Three key data structures are used: PFD (Page frame Directory), GCD (Global Cache Directory), and POD (Page Ownership Directory) for searching pages when page fault occurs.
- The PFD is a per-node data stucture. It contains the mapping from UID to page frame number (PFN) that is stored on it’s node.
- The GCD is a cluster-wide data sturcture, it maps UID -> the node that host the corresponding PFD.
- The POD tells which node owns which pages, and it is replicated on all nodes in the cluster.
When a page fault occurs,

the node first converts the virtual address to a UID and uses the POD to determine the owner of the page.
It then uses the GCD to find the node that hosts the PFD for that UID and sends the UID to that node.
The node with the PFD retrieves the page and sends it back to the requesting node.

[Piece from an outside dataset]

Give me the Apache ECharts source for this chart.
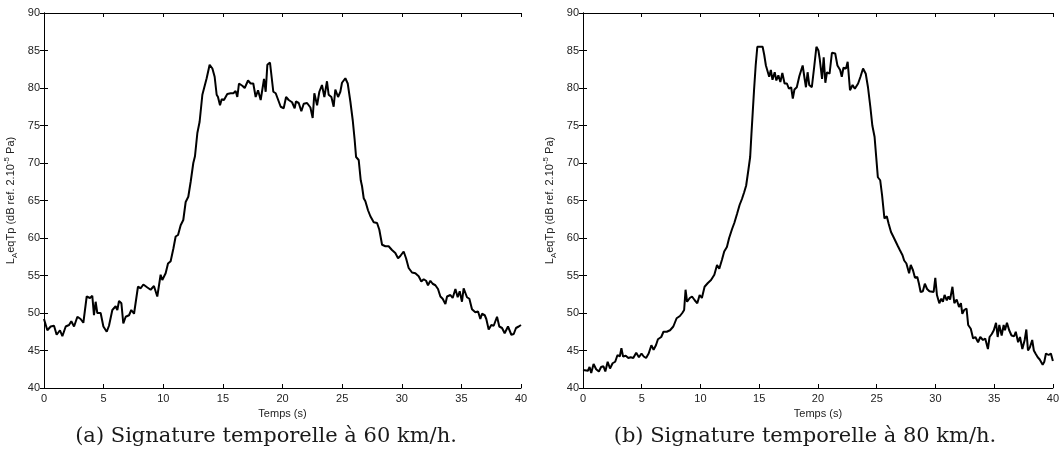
<!DOCTYPE html>
<html>
<head>
<meta charset="utf-8">
<script src="https://cdn.jsdelivr.net/npm/echarts@6/dist/echarts.min.js"></script>
<style>
  html, body { margin: 0; padding: 0; background: #fff; }
  #chart { width: 1062px; height: 464px; }
</style>
</head>
<body>
<div id="chart"></div>
<script>
// (a) 60 km/h : temps (s) et niveau (dB)
const timeA = [
  0.00, 0.28, 0.56, 0.84, 1.06, 1.34, 1.54, 1.82, 2.10, 2.29,
  2.52, 2.80, 3.07, 3.30, 3.58, 3.86, 4.05, 4.19, 4.33, 4.47,
  4.75, 4.98, 5.26, 5.45, 5.73, 6.01, 6.15, 6.29, 6.49, 6.65,
  6.85, 7.13, 7.32, 7.55, 7.88, 8.11, 8.33, 8.67, 8.94, 9.22,
  9.50, 9.64, 9.78, 9.92, 10.20, 10.40, 10.62, 10.85, 11.04, 11.24,
  11.46, 11.68, 11.88, 12.10, 12.30, 12.52, 12.66, 12.86, 13.05, 13.28,
  13.42, 13.64, 13.89, 14.12, 14.31, 14.48, 14.59, 14.76, 14.90, 15.09,
  15.37, 15.65, 15.88, 16.07, 16.21, 16.35, 16.63, 16.83, 17.11, 17.33,
  17.55, 17.75, 17.95, 18.17, 18.31, 18.45, 18.59, 18.73, 18.95, 19.09,
  19.23, 19.43, 19.57, 19.85, 20.10, 20.30, 20.52, 20.80, 21.02, 21.13,
  21.36, 21.58, 21.78, 22.06, 22.34, 22.53, 22.67, 22.90, 23.09, 23.31,
  23.51, 23.73, 23.87, 24.10, 24.29, 24.43, 24.66, 24.85, 24.99, 25.27,
  25.47, 25.69, 25.89, 26.05, 26.17, 26.39, 26.56, 26.67, 26.81, 26.95,
  27.17, 27.37, 27.65, 27.93, 28.12, 28.35, 28.63, 28.90, 29.18, 29.46,
  29.69, 29.88, 30.16, 30.36, 30.58, 30.86, 31.14, 31.42, 31.64, 31.84,
  32.04, 32.20, 32.40, 32.59, 32.82, 33.04, 33.24, 33.43, 33.66, 33.80,
  34.08, 34.27, 34.50, 34.69, 34.86, 35.05, 35.19, 35.47, 35.67, 35.89,
  36.17, 36.40, 36.59, 36.73, 36.96, 37.09, 37.29, 37.51, 37.71, 37.99,
  38.18, 38.41, 38.63, 38.91, 39.19, 39.39, 39.58, 39.81, 40.00
];
const levelA = [
  49.2, 47.7, 48.2, 48.3, 47.1, 47.7, 46.9, 48.2, 48.4, 48.9,
  48.2, 49.5, 49.2, 48.7, 52.2, 52.0, 52.3, 49.7, 51.5, 50.0,
  50.0, 48.2, 47.5, 48.3, 50.4, 50.9, 50.4, 51.6, 51.3, 48.6,
  49.5, 49.7, 50.4, 49.9, 53.5, 53.3, 53.8, 53.4, 53.1, 53.6,
  52.2, 52.4, 55.1, 54.4, 55.3, 56.6, 56.9, 58.6, 60.2, 60.4,
  61.7, 62.4, 64.8, 65.5, 67.5, 70.0, 70.9, 74.0, 75.5, 79.1,
  79.3, 81.3, 83.1, 82.6, 81.5, 79.1, 78.8, 77.7, 78.5, 78.4,
  79.2, 79.3, 79.3, 79.6, 78.8, 80.6, 80.3, 80.0, 81.0, 80.6,
  80.6, 78.8, 79.7, 78.4, 78.5, 81.2, 79.5, 83.1, 83.4, 83.5,
  79.5, 79.3, 79.1, 77.5, 77.3, 78.8, 78.4, 78.1, 77.3, 78.2,
  78.0, 76.9, 77.9, 78.0, 77.4, 76.0, 79.3, 77.7, 79.5, 80.4,
  78.8, 80.9, 79.1, 78.8, 77.5, 79.8, 78.8, 79.5, 80.7, 81.3,
  80.6, 78.2, 75.7, 73.1, 70.8, 70.4, 67.7, 66.9, 65.3, 64.9,
  63.7, 62.9, 62.1, 62.0, 61.1, 59.1, 58.9, 58.9, 58.4, 58.0,
  57.3, 57.6, 58.2, 57.3, 56.0, 55.4, 55.3, 54.9, 54.2, 54.5,
  54.3, 53.7, 54.3, 53.9, 53.7, 53.2, 52.2, 51.9, 51.2, 52.2,
  52.4, 52.0, 53.2, 52.1, 52.9, 51.5, 53.3, 52.1, 51.9, 50.5,
  50.1, 50.2, 49.2, 49.9, 49.7, 49.2, 47.8, 48.4, 48.3, 49.5,
  48.2, 48.0, 47.3, 48.2, 47.1, 47.2, 48.0, 48.2, 48.4
];

// (b) 80 km/h
const timeB = [
  0.00, 0.42, 0.56, 0.70, 0.90, 1.12, 1.35, 1.54, 1.74, 1.90,
  2.10, 2.30, 2.52, 2.74, 2.94, 3.13, 3.27, 3.41, 3.64, 3.86,
  4.06, 4.28, 4.53, 4.76, 4.98, 5.17, 5.37, 5.59, 5.82, 6.01,
  6.21, 6.38, 6.66, 6.85, 7.13, 7.41, 7.69, 7.97, 8.25, 8.45,
  8.61, 8.73, 8.86, 9.09, 9.28, 9.51, 9.73, 9.93, 10.12, 10.35,
  10.63, 10.90, 11.18, 11.41, 11.60, 11.83, 12.02, 12.25, 12.44, 12.69,
  12.88, 13.11, 13.33, 13.53, 13.72, 13.89, 14.09, 14.23, 14.34, 14.45,
  14.56, 14.70, 14.84, 15.06, 15.29, 15.43, 15.57, 15.71, 15.85, 15.99,
  16.13, 16.32, 16.46, 16.63, 16.80, 16.97, 17.16, 17.36, 17.53, 17.72,
  17.86, 18.00, 18.20, 18.42, 18.70, 18.84, 18.98, 19.12, 19.26, 19.48,
  19.68, 19.87, 20.04, 20.15, 20.35, 20.49, 20.63, 20.77, 20.99, 21.19,
  21.47, 21.66, 21.89, 22.03, 22.17, 22.39, 22.53, 22.73, 22.95, 23.14,
  23.42, 23.62, 23.84, 24.07, 24.26, 24.46, 24.63, 24.82, 24.96, 25.10,
  25.30, 25.46, 25.66, 25.86, 26.02, 26.22, 26.41, 26.58, 26.78, 26.97,
  27.20, 27.34, 27.53, 27.76, 27.90, 28.09, 28.26, 28.46, 28.60, 28.74,
  28.93, 29.10, 29.29, 29.49, 29.66, 29.85, 29.99, 30.13, 30.33, 30.50,
  30.64, 30.78, 30.97, 31.11, 31.25, 31.45, 31.61, 31.81, 32.01, 32.17,
  32.29, 32.45, 32.65, 32.79, 33.01, 33.21, 33.40, 33.63, 33.82, 34.05,
  34.24, 34.47, 34.61, 34.80, 34.97, 35.16, 35.30, 35.44, 35.64, 35.81,
  35.92, 36.09, 36.28, 36.48, 36.70, 36.84, 37.04, 37.20, 37.40, 37.60,
  37.74, 37.88, 38.04, 38.24, 38.38, 38.52, 38.71, 38.88, 39.13, 39.27,
  39.41, 39.64, 39.83, 40.00
];
const levelB = [
  42.4, 42.3, 42.8, 42.0, 43.2, 42.5, 42.2, 42.8, 42.9, 42.2,
  43.5, 42.6, 43.3, 43.5, 44.4, 44.2, 45.3, 44.2, 44.3, 44.0,
  44.1, 44.0, 44.7, 44.1, 44.6, 44.2, 44.0, 44.6, 45.7, 45.1,
  45.7, 46.5, 46.8, 47.5, 47.5, 47.7, 48.2, 49.3, 49.6, 50.0,
  50.4, 53.1, 51.5, 52.0, 52.2, 51.7, 51.3, 52.4, 52.0, 53.5,
  54.0, 54.4, 55.1, 56.4, 55.9, 57.1, 58.2, 58.8, 60.0, 61.2,
  62.0, 63.2, 64.4, 65.2, 66.1, 67.0, 69.2, 70.8, 73.9, 76.8,
  79.7, 83.0, 85.5, 85.5, 85.5, 84.4, 83.0, 83.2, 81.5, 82.4,
  81.1, 82.1, 81.0, 81.7, 80.8, 82.0, 80.6, 80.6, 79.9, 80.1,
  78.6, 79.8, 80.1, 81.6, 83.0, 81.5, 80.1, 82.1, 80.4, 80.1,
  82.8, 85.5, 85.0, 83.9, 81.2, 84.1, 80.7, 82.1, 81.9, 84.7,
  84.6, 83.0, 82.4, 81.5, 82.7, 82.6, 83.5, 79.7, 80.4, 79.9,
  80.6, 81.5, 82.6, 81.9, 80.1, 77.5, 75.0, 73.5, 70.8, 68.1,
  67.7, 65.7, 62.6, 62.9, 61.9, 60.8, 60.2, 60.1, 59.0, 58.4,
  57.7, 57.0, 56.6, 55.3, 56.4, 55.7, 54.7, 54.8, 53.9, 52.8,
  52.9, 53.9, 53.2, 52.9, 53.1, 52.8, 54.7, 52.4, 51.3, 51.9,
  51.5, 52.4, 51.7, 52.2, 51.8, 53.5, 51.3, 51.8, 50.8, 51.3,
  49.9, 50.4, 50.6, 48.4, 47.9, 46.6, 46.8, 46.1, 46.8, 46.4,
  46.6, 45.2, 46.8, 47.2, 47.7, 48.7, 46.8, 48.4, 47.0, 48.4,
  47.7, 48.7, 47.7, 47.0, 46.9, 47.5, 46.1, 46.8, 45.2, 46.4,
  47.8, 45.0, 45.4, 46.4, 45.0, 44.6, 44.1, 43.8, 43.1, 43.5,
  44.6, 44.4, 44.6, 43.6
];

const captions = ['(a) Signature temporelle à 60 km/h.', '(b) Signature temporelle à 80 km/h.'];
const yName = '{n|L}{sub|A}{n|eqTp (dB ref. 2.10}{sup|-5}{n| Pa)}';
const xName = 'Temps (s)';

const FONT = 'Liberation Sans, Arial, sans-serif';

const chart = echarts.init(document.getElementById('chart'), null, { renderer: 'canvas' });

// petite aide pour les axes (style MATLAB : boîte + graduations intérieures)
const tick = { inside: true, length: 4, lineStyle: { color: '#000', width: 1 } };
const line = { lineStyle: { color: '#000', width: 1 } };
const label = { fontSize: 11, color: '#222', fontFamily: FONT };

function xAxes(g) {
  return [
    {
      type: 'value', gridIndex: g, min: 0, max: 40, interval: 5, position: 'bottom',
      name: xName, nameLocation: 'middle', nameGap: 18,
      nameTextStyle: { fontSize: 11, color: '#222', fontFamily: FONT },
      axisLine: line, axisTick: tick,
      axisLabel: Object.assign({ margin: 5 }, label),
      splitLine: { show: false }
    },
    {
      type: 'value', gridIndex: g, min: 0, max: 40, interval: 5, position: 'top',
      axisLine: line, axisTick: tick, axisLabel: { show: false }, splitLine: { show: false }
    }
  ];
}

function yAxes(g) {
  return [
    {
      type: 'value', gridIndex: g, min: 40, max: 90, interval: 5, position: 'left',
      name: yName, nameLocation: 'middle', nameRotate: 90, nameGap: 25,
      nameTextStyle: {
        fontFamily: FONT, color: '#222',
        rich: {
          n: { fontSize: 11, lineHeight: 16, fontFamily: FONT, color: '#222' },
          sub: { fontSize: 8, verticalAlign: 'bottom', fontFamily: FONT, color: '#222' },
          sup: { fontSize: 8, verticalAlign: 'top', fontFamily: FONT, color: '#222' }
        }
      },
      axisLine: line, axisTick: tick,
      axisLabel: Object.assign({ margin: 4 }, label),
      splitLine: { show: false }
    },
    {
      type: 'value', gridIndex: g, min: 40, max: 90, interval: 5, position: 'right',
      axisLine: line, axisTick: tick, axisLabel: { show: false }, splitLine: { show: false }
    }
  ];
}

const pairs = (ts, vs) => ts.map((t, i) => [t, vs[i]]);

const captionStyle = {
  x: 0, y: 0, textAlign: 'center', textVerticalAlign: 'middle',
  font: '21px "DejaVu Serif", serif', fill: '#1a1a1a'
};

const option = {
  animation: false,
  backgroundColor: '#fff',
  grid: [
    { left: 44, top: 13, width: 477, height: 375 },
    { left: 583, top: 13, width: 477, height: 375 }
  ],
  xAxis: [...xAxes(0), ...xAxes(1)],
  yAxis: [...yAxes(0), ...yAxes(1)],
  series: [
    {
      type: 'line', xAxisIndex: 0, yAxisIndex: 0, data: pairs(timeA, levelA),
      showSymbol: false, lineStyle: { color: '#000', width: 2 }
    },
    {
      type: 'line', xAxisIndex: 2, yAxisIndex: 2, data: pairs(timeB, levelB),
      showSymbol: false, lineStyle: { color: '#000', width: 2 }
    }
  ],
  graphic: [
    { type: 'text', x: 266, y: 437, style: Object.assign({ text: captions[0] }, captionStyle) },
    { type: 'text', x: 805, y: 437, style: Object.assign({ text: captions[1] }, captionStyle) }
  ]
};

chart.setOption(option);
window.addEventListener('resize', () => chart.resize());
</script>
</body>
</html>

Node A converts virtual address to UID and goes to page ownership directory (POD)
POD tells Node A who the owner of the page is (Node B), which has the Global Page Frame Directory (GCD)
Node B looks up its GCD and sends UID to node C, which has the Page Frame Directory (PFD) for that UID
Node C retrieves the page, sends it to Node A, which maps it and resumes the process

Network communication occurs only when there is a page fault, and most page faults are for non-shared pages, meaning the POD and GCD are co-resident on the same node. In this case, there is no network communication to look up the GCD.
There can be a miss when requesting a page, which can happen if the page has been evicted from the PFD or if the POD information is stale due to changes in the network. In these cases, the request can be retried after looking up the updated POD or GCD.
- Note that, misses are uncommon compared to page faults, and network communication is mostly local to the node.
To handle page evictions, each node has a paging daemon that puts evicted pages onto a candidate node based on weight information obtained from the geriatric management system (GMS). The paging daemon also coordinates with the GMS to update the GCD with the new PFD location for the corresponding UID. This happens in an aggregated manner when the free list falls below a threshold.

Conclusion #

The concept of paging across a network is interesting but may not be feasible in certain environments such as individual-owned workstations. However, it may be feasible in large-scale clusters in data centers. The enduring aspects of this research are the techniques, distributed data structures, and algorithms for implementing the concept. The next lesson module will feature another thought experiment on using cluster memory.